Eu gosto das minhas cicatrizes. Calma, não é loucura. Creio que por serem, de certa forma, discretas, não me ocupam o pensamento. A do rosto é realmente um pouco maior, difícil de passar despercebida por muito tempo, mas não me incomoda.
Tenho uma cicatriz perto do calcanhar, foi um corte feio num pedaço de arame, quando tentei passar por baixo de uma cerca em um pasto imenso onde e eu e meus irmãos estávamos brincando, quando crianças. Tenho algumas no joelho, pois fui uma criança muito arteira que corria, pulava, subia em árvores, caía de escadas, caixotes e gostava de “voar” na pequena rua, sem asfalto, onde morávamos.
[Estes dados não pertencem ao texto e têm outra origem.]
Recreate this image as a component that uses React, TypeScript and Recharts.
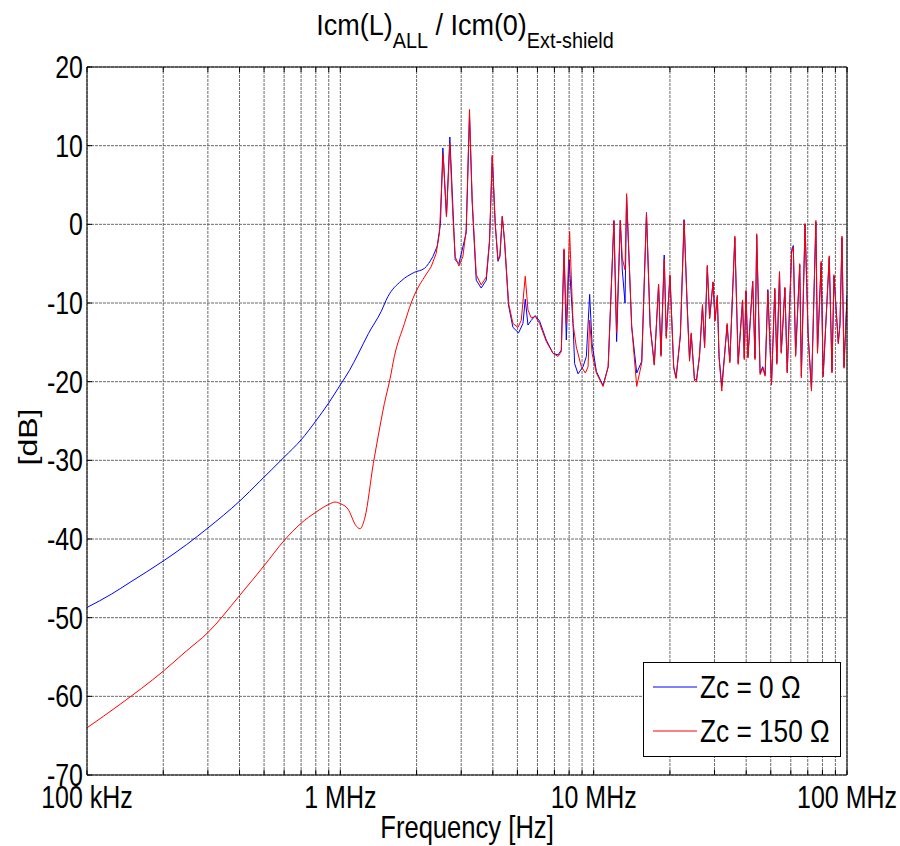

Tenho pequeninas cicatrizes nas mãos, que foram diminuindo conforme fui crescendo, por tentar usar a faca para descascar laranjas, fazer brinquedos e alisar varetas, dentre tantas outras travessuras. Tenho também as marcas do tempo, era magra, engordei, emagreci, engordei, emagreci; tive dois partos, amamentei... O tempo está passando e as rugas estão acentuando, meus cabelos digladiando com os fios brancos que insistem, e, ainda, tem a celulite companheira... Sim, definitivamente, eu não sou a mesma menina, cresci, amadureci, vivi e vivo intensamente o que a vida me presenteia e, muitas vezes, me impõe.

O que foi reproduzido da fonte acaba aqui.